Para mim funciona em ambas as direções. Apesar de ser após anos de prática, sou agora capaz de aproveitar o último. Como há um elemento de segurança e quero ter a certeza de que não estou a criar um risco de incêndio, é importante entender as limitações do ofício e as ‘regras’ das melhores práticas para criar peças de vidro duráveis. No início, a maioria do que eu fiz foi no sentido tradicional, começar com um desenho, transformá-lo num padrão, depois trabalhá-lo. Agora que tenho mais anos de compreensão do vidro nas minhas mãos, sou capaz de trabalhar um pouco mais livremente e ir diretamente para o vidro e improvisar com o que posso ver na minha mente.
Muitas vezes tenho um ímpeto de inspiração e quero ir diretamente para ao vidro para obter satisfação, e faço o máximo que posso à mão livre, talvez apenas referindo um pequeno rabisco da forma que persigo. Mas a um dado momento eu tenho que me trazer de volta à terra e desenhar um pouco mais concretamente, porque há um elemento de engenharia numa peça de néon. Eu tenho que pensar com antecedência onde é que a eletrónica vai, como posicionar tudo para que a instalação eletrónica não interfira na expressão artística. E a minha parte favorita (sarcasticamente), é que tenho que pensar como aceder às partes internas para futuras reparações. Nalguns dos meus primeiros trabalhos, eu juntava tudo como se fosse durar para sempre e nunca precisasse de reparações, mas depois aprendi o quão impraticável isso é.
Destruição criativa é aquele sentimento de experimentar a expressão criativa, seja através do próprio trabalho ou do de outra pessoa, que resulta num metafórico pontapé no peito. Como a sensação do coração a abrir-se para libertar alguma forma oprimida e expor algo novo e terno, como resposta a uma verdade não nomeada. Algo numa obra de arte reconhecida primeiro pela sua alma e depois pelas suas palavras, que resulta na expansão de si mesmo, só possível através dum pouco de destruição criativa do eu anterior.
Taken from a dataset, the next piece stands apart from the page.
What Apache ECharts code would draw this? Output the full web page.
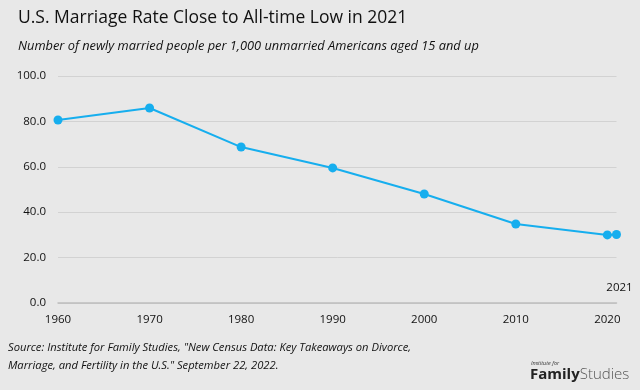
<!DOCTYPE html>
<html><head><meta charset="utf-8">
<script src="https://cdn.jsdelivr.net/npm/echarts@6/dist/echarts.min.js"></script>
<style>html,body{margin:0;padding:0;background:#fff}#c{width:640px;height:390px}</style>
</head><body><div id="c"></div>
<script>
var years = [1960, 1970, 1980, 1990, 2000, 2010, 2020, 2021];
var rates = [80.6, 85.9, 68.7, 59.5, 48.0, 34.8, 30.0, 30.2];
var yTicks = ['0.0', '20.0', '40.0', '60.0', '80.0', '100.0'];
var titleText = 'U.S. Marriage Rate Close to All-time Low in 2021';
var subtitleText = 'Number of newly married people per 1,000 unmarried Americans aged 15 and up';
var sourceLines = ['Source: Institute for Family Studies, "New Census Data: Key Takeaways on Divorce,', 'Marriage, and Fertility in the U.S." September 22, 2022.'];
var endLabel = '2021';

var font = 'Open Sans';
var chart = echarts.init(document.getElementById('c'));
chart.setOption({
  backgroundColor: '#e8e8e8',
  animation: false,
  grid: {left: 58, right: 23.5, top: 76, bottom: 87, containLabel: false},
  graphic: [
    {type: 'text', left: 18, top: 9, style: {text: titleText, font: '17.5px "' + font + '"', fill: '#111'}},
    {type: 'text', left: 18, top: 40, style: {text: subtitleText, font: 'italic 12.8px "' + font + '"', fill: '#111'}},
    {type: 'text', left: 8, top: 339, style: {text: sourceLines.join('\n'), font: 'italic 11.2px "' + font + '"', lineHeight: 18, fill: '#111'}},
    {type: 'text', left: 531, top: 360, style: {text: 'Institute for', font: 'italic 5.5px "' + font + '"', fill: '#333'}},
    {type: 'text', left: 530, top: 367, style: {rich: {a: {font: 'bold 15px "' + font + '"', fill: '#222'}, b: {font: '300 15px "' + font + '"', fill: '#555'}}, text: '{a|Family}{b|Studies}'}}
  ],
  xAxis: {
    type: 'value', min: 1960, max: 2021, interval: 10,
    axisLine: {show: true, lineStyle: {color: '#bdbdbd', width: 1.5}},
    axisTick: {show: false},
    splitLine: {show: false},
    axisLabel: {showMaxLabel: false, color: '#111', fontFamily: font, fontSize: 11.5, margin: 11,
      formatter: function (v) { return v % 10 === 0 ? String(v) : ''; }}
  },
  yAxis: {
    type: 'value', min: 0, max: 100, interval: 20,
    axisLine: {show: false}, axisTick: {show: false},
    splitLine: {lineStyle: {color: '#d2d2d2', width: 1}},
    axisLabel: {color: '#111', fontFamily: font, fontSize: 11.5, margin: 12,
      formatter: function (v) { return yTicks[Math.round(v / 20)]; }}
  },
  series: [{
    type: 'line',
    data: years.map(function (y, i) {
      var item = {value: [y, rates[i]]};
      if (i === years.length - 1) {
        item.label = {show: true, formatter: endLabel, position: 'bottom', offset: [3, 38],
          color: '#111', fontFamily: font, fontSize: 11.5};
      }
      return item;
    }),
    symbol: 'circle', symbolSize: 9,
    lineStyle: {color: '#16aeee', width: 2},
    itemStyle: {color: '#16aeee'}
  }]
});
</script></body></html>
Acho que é uma experiência muito saudável para os humanos, eu mesmo ganhei muita força em tempos sombrios através desse sentimento, de olhar para o trabalho de outros artistas e fazer o meu próprio.
Os teus trabalhos surpreendem a vários níveis: uma técnica tradicional que passou de utilitária a artística; um vidro esculpido que se revela com luz, diferentes camadas para formar uma obra de arte. Escultura + arte vidreira + light design + artesanato e ofício, etc. Vês isto assim, como uma soma de gestos criativos?
Absolutamente. A um nível pessoal, é uma das razões porque esta técnica é tão satisfatória para mim. Envolve a mente e a experiência humana a tantos níveis. Honestamente, é o cerne do motivo pelo qual eu me comprometi como meio de expressão principal, tendo-me interessado por tantos outros antes de aprender a trabalhar com este. A um nível social, há uma história rica do ofício, começando com a ciência do mesmo, passando pela aplicação na publicidade e o seu lugar experimental na arte. Quando pensamos nos ‘ancestrais’ deste ofício, poder-se-ia incluir diversas disciplinas e há tantas comunidades criativas onde ir buscar inspiração, por causa das belas intersecções possíveis com o néon.